The new agenda will be published at the Company's website no later than 11 April 2017.
The proxies that are reported to the company prior to the announcement of the new agenda will remain valid for the items on the agenda to which they apply. The proxy holder can deviate from any instructions of the principal with regard to the items on the agenda for which new proposed resolutions have been formulated, if carrying out that instruction would damage the principal's interests. In such cases, the proxy holder must notify the principal of this.
The annual brochure, the draft financial statements, the annual report, the remuneration report and the report of the statutory auditor, and the other information as stated in Article 533 bis, §2 of the Belgian Companies Code are available at the registered office of the company and also at www.vandevelde.eu/investorrelations/shareholdersinformation/convocations.
A question and answer session is scheduled during the Shareholders' Meeting. Shareholders have the opportunity to submit written questions prior to the Shareholders' Meeting. These questions will be discussed during the question and answer session.
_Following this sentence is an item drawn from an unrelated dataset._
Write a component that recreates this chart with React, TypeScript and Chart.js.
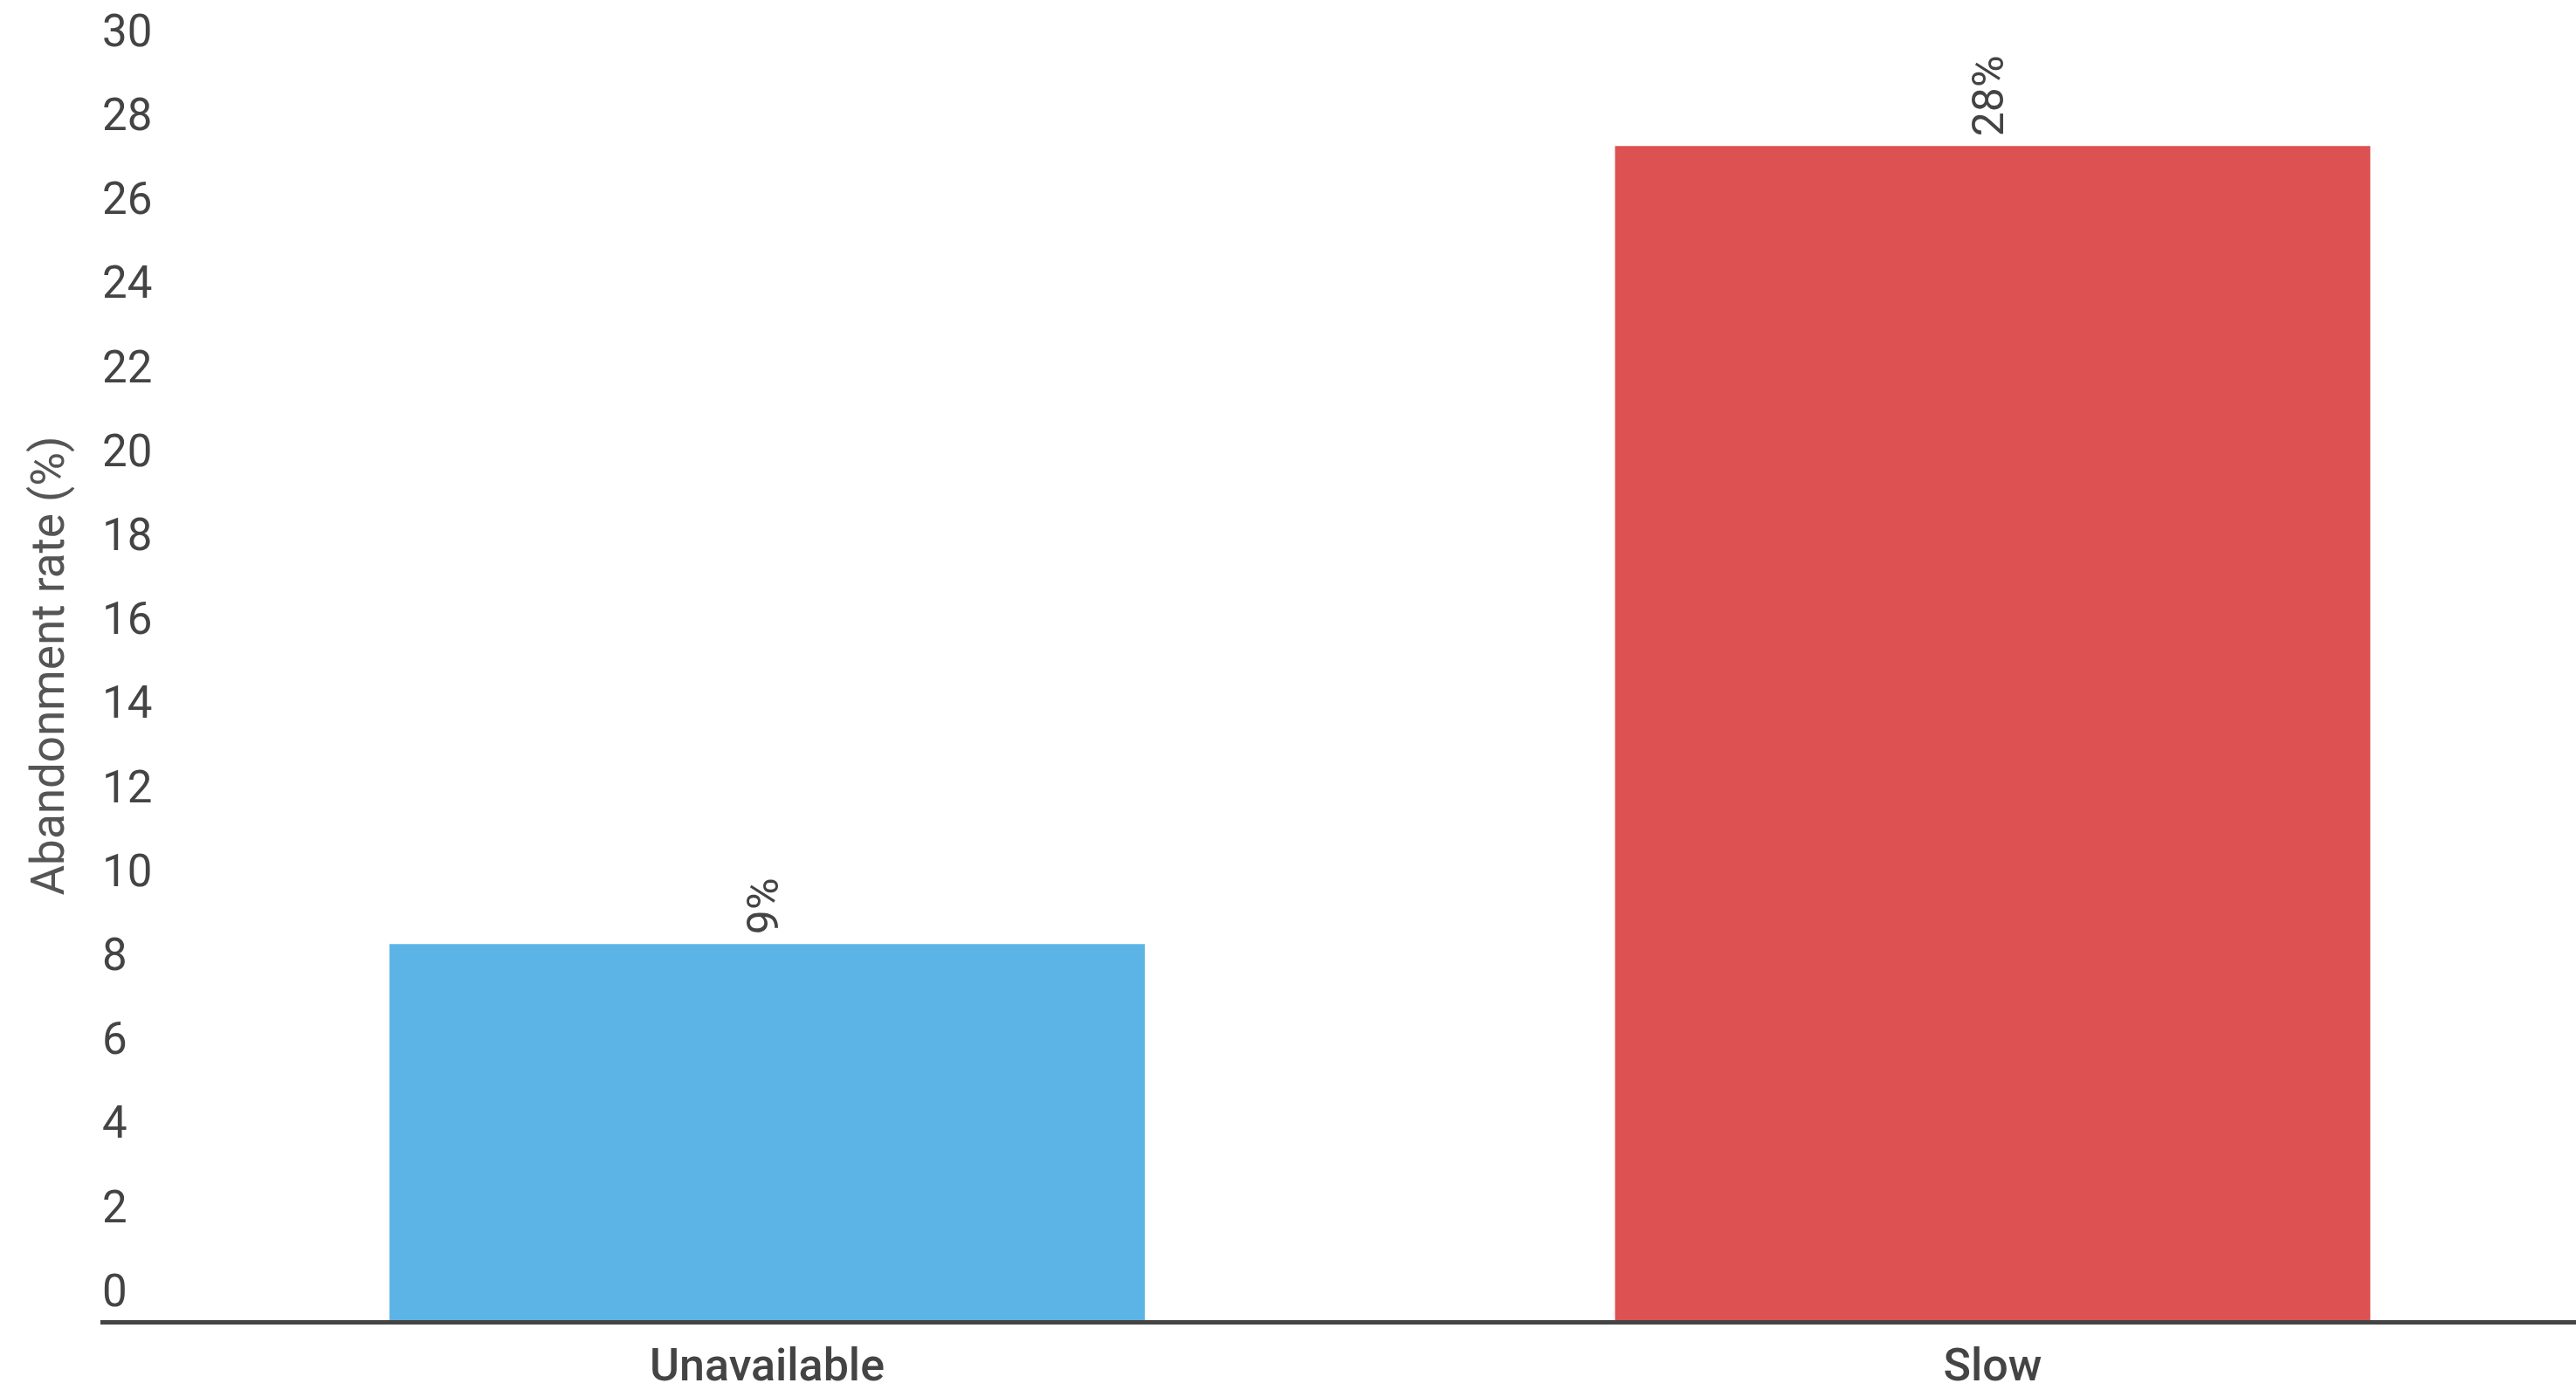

Questions should be addressed to the Board of Directors by 20 April 2017. They can be submitted in writing or by fax (+ 32(0)365 21 70) to the address of the company or sent electronically to the following email address: [email protected].
To facilitate the smooth completion of the formalities, the stockholders are asked to present themselves for registration on the day of the Shareholders' Meeting no later than fifteen (15) minutes before the start of the Shareholders' Meeting.